Tram route in metropolitan Melbourne, Victoria, Australia

Melbourne tram route 78 is operated by Yarra Trams on the Melbourne tram network from North Richmond to Balaclava. The 6.5 kilometre route is operated out of Kew depot with A class trams.

==History==
A section of Chapel Street was first served by a cable tram line opened in 1888, which ran from Brighton Road to Toorak Road, then turned towards St Kilda Road and into the CBD. Between 1924 and 1926 the cable tram line was converted to electric traction by the Melbourne & Metropolitan Tramways Board, and was extended along Church Street, forming the route as it operates today. It ran with two variations: route 79, turning from Chapel Street along Carlisle Street to St Kilda Beach, and route 77, which turned from the southern part of the route at Swan Street and continued into the city. The latter route was discontinued in November 1986.

On 14 February 1965 operation of route 78 was transferred from Hawthorn depot to Kew depot. From 30 April 1972 it was jointly operated by Glenhuntly and Kew depots. From 2 April 1995, it was solely operated by Glenhuntly. In the late 20th century, the line ran predominantly as route 79. Like nearly all tram lines in Melbourne, it was served by W class trams. In the 1990s with the gradual withdrawal of the W-class, the route was operated by Z and A class trams. W class trams were re-introduced in July 2004, after they received brake upgrades. It was one of only three routes running the old trams, the others being route 30 and the City Circle tram. In 2014 the Ws were withdrawn and replaced by Z and A class trams. On 27 July 2014, the route 79 variation was discontinued.

The route was transferred back to Kew Depot on 30 April 2017. This was so there was more room for the larger B-class trams that were to be transferred to Glenhuntly.

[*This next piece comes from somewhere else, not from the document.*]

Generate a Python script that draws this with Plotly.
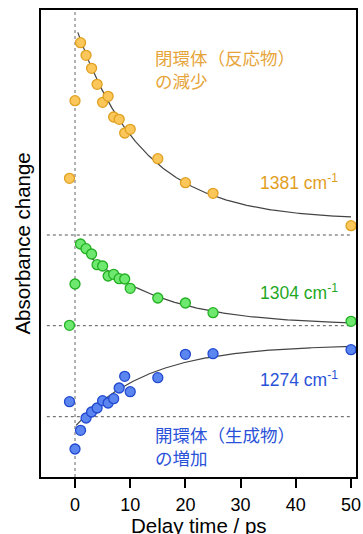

Melbourne tram route 78 evolution
| Dates | Route | Notes |
|---|---|---|
| 9 December 1934 - present | North Richmond to Prahran | Prahran later renamed Balaclava terminus; Until 2009, only ran on Mon-Fri until 18:00 & 13:00 on Saturdays. Between 2009-2014, services ran until 18:00 7 days a week |

==Route==

The route starts at the Victoria Street terminus then runs along Church Street, Richmond, crossing Bridge Road and Swan Street. It continues over the Yarra River into the suburb of South Yarra along Chapel Street, crossing Toorak Road. Continuing down Chapel Street, it terminates at Brighton Road, Balaclava. It is one of only two tram routes which does not travel through the Melbourne CBD, the other being route 82.